In fact, throughout the defence’s case, there were stories of Michael sleeping with boys in what was maintained to be innocent
behaviour. Even Macaulay Culkin was called to the witness stand on the fiftieth day to pretty much testify to the same effect.
But in my opinion, the defence was at its best when pointing out inconsistencies in the Arvizos’ stories and in those of the
other witnesses against Michael. It was at its worst when trying to make Michael’s inappropriate behaviour sound reasonable
and understandable.
It wasn’t all high-stakes melodrama, though. Some memories of Santa Maria actually make me laugh. For instance, I remember
the day we were all in court ready for the proceedings to begin when there was a ruckus in the back of the room. It was 3
June 2005, and Tom Mesereau was on the second day of his closing arguments. All heads turned to see three attractive black
women trying to make their way to the front of the courtroom – all three were teased, weaved and adorned with clanging jewelry.
It was orchestrated chaos; think The Supremes trying to get to the floor-show stage from the back of a crowded nightclub and
you’ll get the picture.
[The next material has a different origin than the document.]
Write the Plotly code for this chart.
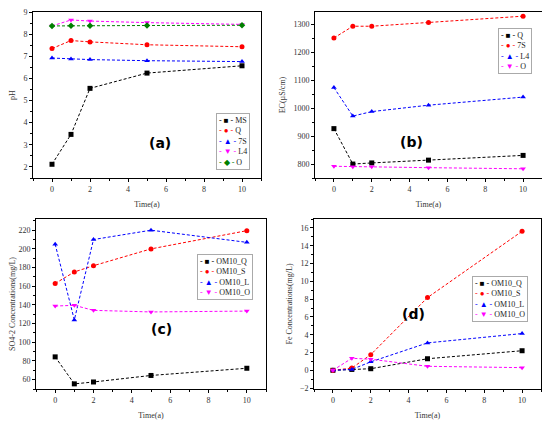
import plotly.graph_objects as go

time = [0, 1, 2, 5, 10]

# (a) pH
ph_ms = [2.12, 3.47, 5.55, 6.24, 6.57]
ph_q = [7.35, 7.71, 7.65, 7.52, 7.43]
ph_7s = [6.92, 6.88, 6.85, 6.80, 6.76]
ph_l4 = [8.37, 8.64, 8.59, 8.52, 8.44]
ph_o = [8.37, 8.38, 8.38, 8.39, 8.40]
ph_ticks = [2, 3, 4, 5, 6, 7, 8, 9]

# (b) EC
ec_q = [927, 800, 804, 814, 831]
ec_7s = [1252, 1294, 1294, 1307, 1330]
ec_l4 = [1074, 972, 988, 1011, 1040]
ec_o = [792, 790, 790, 787, 783]

# (c) SO4-2
so4_q = [84.4, 55.5, 57.5, 64.5, 72.2]
so4_s = [163, 175.3, 182, 200, 219.5]
so4_l = [205, 124, 210, 220, 207]
so4_o = [138.8, 139.6, 134.2, 132.5, 133.4]

# (d) Fe
fe_q = [0, 0.1, 0.18, 1.3, 2.2]
fe_s = [0, 0.25, 1.76, 8.17, 15.62]
fe_l = [0, 0.1, 0.95, 3.08, 4.13]
fe_o = [0, 1.35, 1.25, 0.45, 0.3]

names_a = ['MS', 'Q', '7S', 'L4', 'O']
names_b = ['Q', '7S', 'L4', 'O']
names_cd = ['OM10_Q', 'OM10_S', 'OM10_L', 'OM10_O']

colors = ['black', 'red', 'blue', 'magenta', '#008000']
symbols = ['square', 'circle', 'triangle-up', 'triangle-down', 'diamond']
glyphs = ['■', '●', '▲', '▼', '◆']
serif = 'Liberation Serif'

# page body has an 8px margin, so the figure is a bit smaller than the window
W, H, OFF = 542, 414, 8


def px_x(x):
    return (x - OFF) / W


def px_y(y):
    return (H + OFF - y) / H


fig = go.Figure()


def add_series(ys, names, xa, ya):
    for i, (y, n) in enumerate(zip(ys, names)):
        fig.add_trace(go.Scatter(
            x=time, y=y, name=n, mode='lines+markers',
            xaxis=xa, yaxis=ya, showlegend=False,
            line=dict(color=colors[i], width=1, dash='3px,2px'),
            marker=dict(symbol=symbols[i], size=5, color=colors[i]),
        ))


add_series([ph_ms, ph_q, ph_7s, ph_l4, ph_o], names_a, 'x', 'y')
add_series([ec_q, ec_7s, ec_l4, ec_o], names_b, 'x2', 'y2')
add_series([so4_q, so4_s, so4_l, so4_o], names_cd, 'x3', 'y3')
add_series([fe_q, fe_s, fe_l, fe_o], names_cd, 'x4', 'y4')

axis_style = dict(
    showline=True, linecolor='black', linewidth=1, mirror=True,
    showgrid=False, zeroline=False,
    ticks='outside', ticklen=3, tickwidth=1, tickcolor='black',
    tickfont=dict(family=serif, size=8, color='#333'),
    ticklabeloverflow='allow',
    automargin=False,
)
title_font = dict(family=serif, size=8, color='#333')


def xaxis(domain, anchor):
    return dict(axis_style, domain=domain, anchor=anchor, range=[-1, 11],
                dtick=2, minor=dict(ticks='outside', ticklen=2, tickcolor='black', dtick=1),
                title=dict(text='Time(a)', font=title_font, standoff=8))


def yaxis(domain, anchor, rng, dtick, title):
    return dict(axis_style, domain=domain, anchor=anchor, range=rng,
                dtick=dtick, minor=dict(ticks='outside', ticklen=2, tickcolor='black', dtick=dtick / 2),
                title=dict(text=title, font=title_font, standoff=6))


top = [px_y(178), px_y(12)]
bottom = [px_y(389), px_y(219)]

ya = yaxis(top, 'x', [1.5, 9.0], 1, 'pH')
ya.update(tickmode='array', tickvals=ph_ticks)

fig.update_layout(
    width=W, height=H,
    margin=dict(l=0, r=0, t=0, b=0),
    paper_bgcolor='white', plot_bgcolor='white',
    xaxis=xaxis([px_x(33), px_x(261)], 'y'),
    yaxis=ya,
    xaxis2=xaxis([px_x(315), px_x(542)], 'y2'),
    yaxis2=yaxis(top, 'x2', [750, 1345], 100, 'EC(µS/cm)'),
    xaxis3=xaxis([px_x(36), px_x(266)], 'y3'),
    yaxis3=yaxis(bottom, 'x3', [50, 232], 20, 'SO4-2 Concentrations(mg/L)'),
    xaxis4=xaxis([px_x(314), px_x(541)], 'y4'),
    yaxis4=yaxis(bottom, 'x4', [-2.1, 17], 2, 'Fe Concentrations(mg/L)'),
)

# compact legends written as text boxes
legends = [(names_a, 216, 113), (names_b, 498, 28), (names_cd, 197, 254), (names_cd, 472, 276)]
for names, lx, ly in legends:
    rows = ['<span style="color:%s">- %s -</span> %s' % (colors[i], glyphs[i], n)
            for i, n in enumerate(names)]
    fig.add_annotation(
        text='<br>'.join(rows), x=px_x(lx), y=px_y(ly),
        xref='paper', yref='paper', xanchor='left', yanchor='top',
        align='left', showarrow=False,
        bgcolor='white', bordercolor='#aaaaaa', borderwidth=1, borderpad=2,
        font=dict(family=serif, size=8, color='#222'),
    )

labels = [('(a)', 147, 133), ('(b)', 425, 132), ('(c)', 149, 339), ('(d)', 427, 324)]
for text, lx, ly in labels:
    fig.add_annotation(
        text='<b>%s</b>' % text, x=px_x(lx), y=px_y(ly),
        xref='paper', yref='paper', showarrow=False,
        font=dict(family='DejaVu Sans', size=14, color='black'),
    )

fig.write_html('out.html')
It was Janet, LaToya and Rebbie making, doubtless, the best entrance of the trial dressed in matching
black-and-white outfits. The three Jackson sisters marched up the center aisle in perfect unison, led by Janet as if she’d
just said, ‘Okay, girls... let’s hit it. One. Two. Three. Go.’ They sat in the front row as Thomas Mesereau finished his closing
argument. ‘It only takes one lie under oath to throw this case out of court by you,’ Mesereau told jurors. ‘And you can’t
count the lies here.’ When he was finished, the judge announced that Ron Zonen was about to begin the prosecution’s brief
rebuttal. Just then, on cue, all three Jackson sisters stood up, turned around and promptly marched right out of the courtroom.